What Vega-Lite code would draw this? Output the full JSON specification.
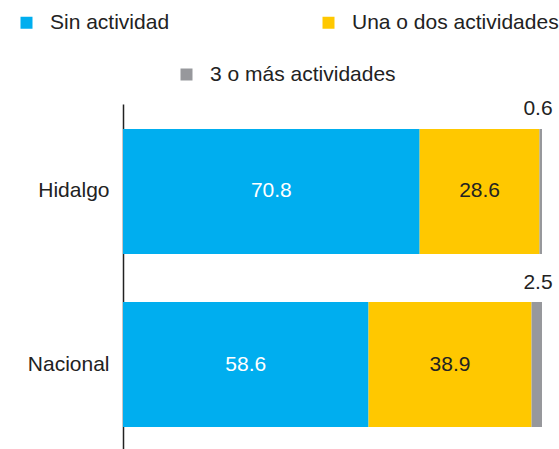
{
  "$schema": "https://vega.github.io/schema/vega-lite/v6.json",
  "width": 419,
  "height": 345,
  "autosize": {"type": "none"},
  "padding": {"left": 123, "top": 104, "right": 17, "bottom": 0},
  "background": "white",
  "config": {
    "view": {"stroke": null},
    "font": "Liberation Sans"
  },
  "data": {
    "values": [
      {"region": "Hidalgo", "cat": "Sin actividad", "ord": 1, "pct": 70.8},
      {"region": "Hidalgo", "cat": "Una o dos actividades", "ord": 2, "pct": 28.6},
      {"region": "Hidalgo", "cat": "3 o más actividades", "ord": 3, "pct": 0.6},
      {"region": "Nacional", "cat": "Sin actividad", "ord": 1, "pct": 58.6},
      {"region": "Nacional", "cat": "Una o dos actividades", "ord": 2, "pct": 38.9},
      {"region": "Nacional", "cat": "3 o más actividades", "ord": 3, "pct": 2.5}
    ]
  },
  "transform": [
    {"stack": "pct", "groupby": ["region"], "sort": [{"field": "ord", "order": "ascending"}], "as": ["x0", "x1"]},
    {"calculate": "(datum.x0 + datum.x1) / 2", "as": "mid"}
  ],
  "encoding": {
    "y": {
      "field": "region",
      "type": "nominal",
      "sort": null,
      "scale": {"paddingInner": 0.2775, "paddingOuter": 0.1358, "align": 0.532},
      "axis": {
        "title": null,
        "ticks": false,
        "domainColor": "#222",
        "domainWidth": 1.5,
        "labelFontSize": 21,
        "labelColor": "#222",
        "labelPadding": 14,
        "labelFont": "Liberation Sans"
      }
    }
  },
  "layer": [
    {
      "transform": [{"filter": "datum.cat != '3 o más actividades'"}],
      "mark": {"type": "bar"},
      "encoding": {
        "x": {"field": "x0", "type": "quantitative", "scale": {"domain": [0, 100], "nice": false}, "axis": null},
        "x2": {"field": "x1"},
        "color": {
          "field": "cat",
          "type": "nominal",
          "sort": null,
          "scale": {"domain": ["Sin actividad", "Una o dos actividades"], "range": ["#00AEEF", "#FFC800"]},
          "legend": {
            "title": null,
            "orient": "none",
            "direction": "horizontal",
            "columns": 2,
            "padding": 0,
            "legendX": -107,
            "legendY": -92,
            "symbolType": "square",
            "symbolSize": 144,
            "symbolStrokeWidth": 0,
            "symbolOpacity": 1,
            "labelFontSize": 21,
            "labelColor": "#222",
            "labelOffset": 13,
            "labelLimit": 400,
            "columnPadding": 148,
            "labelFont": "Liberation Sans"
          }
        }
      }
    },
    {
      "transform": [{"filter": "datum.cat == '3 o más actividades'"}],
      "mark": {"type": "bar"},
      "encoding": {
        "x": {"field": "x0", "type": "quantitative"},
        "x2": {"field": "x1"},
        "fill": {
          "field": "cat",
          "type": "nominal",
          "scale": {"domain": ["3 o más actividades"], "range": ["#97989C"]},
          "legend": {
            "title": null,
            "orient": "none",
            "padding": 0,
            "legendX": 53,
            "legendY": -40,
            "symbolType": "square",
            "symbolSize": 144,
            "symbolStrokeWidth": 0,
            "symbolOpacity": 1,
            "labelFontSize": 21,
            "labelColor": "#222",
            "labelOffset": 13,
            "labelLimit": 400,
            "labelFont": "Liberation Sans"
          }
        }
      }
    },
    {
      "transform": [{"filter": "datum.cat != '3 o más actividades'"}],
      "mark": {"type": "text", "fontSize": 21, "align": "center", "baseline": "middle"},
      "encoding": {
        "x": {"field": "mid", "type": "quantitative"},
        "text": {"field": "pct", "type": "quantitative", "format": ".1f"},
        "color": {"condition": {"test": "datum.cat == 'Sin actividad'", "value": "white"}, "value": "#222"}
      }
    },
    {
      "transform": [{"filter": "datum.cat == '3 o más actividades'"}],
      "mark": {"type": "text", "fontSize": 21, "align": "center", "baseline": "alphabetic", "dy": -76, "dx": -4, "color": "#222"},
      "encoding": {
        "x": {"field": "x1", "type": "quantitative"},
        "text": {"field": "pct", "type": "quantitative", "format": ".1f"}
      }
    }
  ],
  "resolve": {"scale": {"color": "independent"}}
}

» **To do**
All of the data above should be quoted exactly, except for the pictures.

» **Final result**
What Vega-Lite code would draw this? Output the full JSON specification.
{
  "$schema": "https://vega.github.io/schema/vega-lite/v6.json",
  "width": 419,
  "height": 345,
  "autosize": {"type": "none"},
  "padding": {"left": 123, "top": 104, "right": 17, "bottom": 0},
  "background": "white",
  "config": {
    "view": {"stroke": null},
    "font": "Liberation Sans"
  },
  "data": {
    "values": [
      {"region": "Hidalgo", "cat": "Sin actividad", "ord": 1, "pct": 70.8},
      {"region": "Hidalgo", "cat": "Una o dos actividades", "ord": 2, "pct": 28.6},
      {"region": "Hidalgo", "cat": "3 o más actividades", "ord": 3, "pct": 0.6},
      {"region": "Nacional", "cat": "Sin actividad", "ord": 1, "pct": 58.6},
      {"region": "Nacional", "cat": "Una o dos actividades", "ord": 2, "pct": 38.9},
      {"region": "Nacional", "cat": "3 o más actividades", "ord": 3, "pct": 2.5}
    ]
  },
  "transform": [
    {"stack": "pct", "groupby": ["region"], "sort": [{"field": "ord", "order": "ascending"}], "as": ["x0", "x1"]},
    {"calculate": "(datum.x0 + datum.x1) / 2", "as": "mid"}
  ],
  "encoding": {
    "y": {
      "field": "region",
      "type": "nominal",
      "sort": null,
      "scale": {"paddingInner": 0.2775, "paddingOuter": 0.1358, "align": 0.532},
      "axis": {
        "title": null,
        "ticks": false,
        "domainColor": "#222",
        "domainWidth": 1.5,
        "labelFontSize": 21,
        "labelColor": "#222",
        "labelPadding": 14,
        "labelFont": "Liberation Sans"
      }
    }
  },
  "layer": [
    {
      "transform": [{"filter": "datum.cat != '3 o más actividades'"}],
      "mark": {"type": "bar"},
      "encoding": {
        "x": {"field": "x0", "type": "quantitative", "scale": {"domain": [0, 100], "nice": false}, "axis": null},
        "x2": {"field": "x1"},
        "color": {
          "field": "cat",
          "type": "nominal",
          "sort": null,
          "scale": {"domain": ["Sin actividad", "Una o dos actividades"], "range": ["#00AEEF", "#FFC800"]},
          "legend": {
            "title": null,
            "orient": "none",
            "direction": "horizontal",
            "columns": 2,
            "padding": 0,
            "legendX": -107,
            "legendY": -92,
            "symbolType": "square",
            "symbolSize": 144,
            "symbolStrokeWidth": 0,
            "symbolOpacity": 1,
            "labelFontSize": 21,
            "labelColor": "#222",
            "labelOffset": 13,
            "labelLimit": 400,
            "columnPadding": 148,
            "labelFont": "Liberation Sans"
          }
        }
      }
    },
    {
      "transform": [{"filter": "datum.cat == '3 o más actividades'"}],
      "mark": {"type": "bar"},
      "encoding": {
        "x": {"field": "x0", "type": "quantitative"},
        "x2": {"field": "x1"},
        "fill": {
          "field": "cat",
          "type": "nominal",
          "scale": {"domain": ["3 o más actividades"], "range": ["#97989C"]},
          "legend": {
            "title": null,
            "orient": "none",
            "padding": 0,
            "legendX": 53,
            "legendY": -40,
            "symbolType": "square",
            "symbolSize": 144,
            "symbolStrokeWidth": 0,
            "symbolOpacity": 1,
            "labelFontSize": 21,
            "labelColor": "#222",
            "labelOffset": 13,
            "labelLimit": 400,
            "labelFont": "Liberation Sans"
          }
        }
      }
    },
    {
      "transform": [{"filter": "datum.cat != '3 o más actividades'"}],
      "mark": {"type": "text", "fontSize": 21, "align": "center", "baseline": "middle"},
      "encoding": {
        "x": {"field": "mid", "type": "quantitative"},
        "text": {"field": "pct", "type": "quantitative", "format": ".1f"},
        "color": {"condition": {"test": "datum.cat == 'Sin actividad'", "value": "white"}, "value": "#222"}
      }
    },
    {
      "transform": [{"filter": "datum.cat == '3 o más actividades'"}],
      "mark": {"type": "text", "fontSize": 21, "align": "center", "baseline": "alphabetic", "dy": -76, "dx": -4, "color": "#222"},
      "encoding": {
        "x": {"field": "x1", "type": "quantitative"},
        "text": {"field": "pct", "type": "quantitative", "format": ".1f"}
      }
    }
  ],
  "resolve": {"scale": {"color": "independent"}}
}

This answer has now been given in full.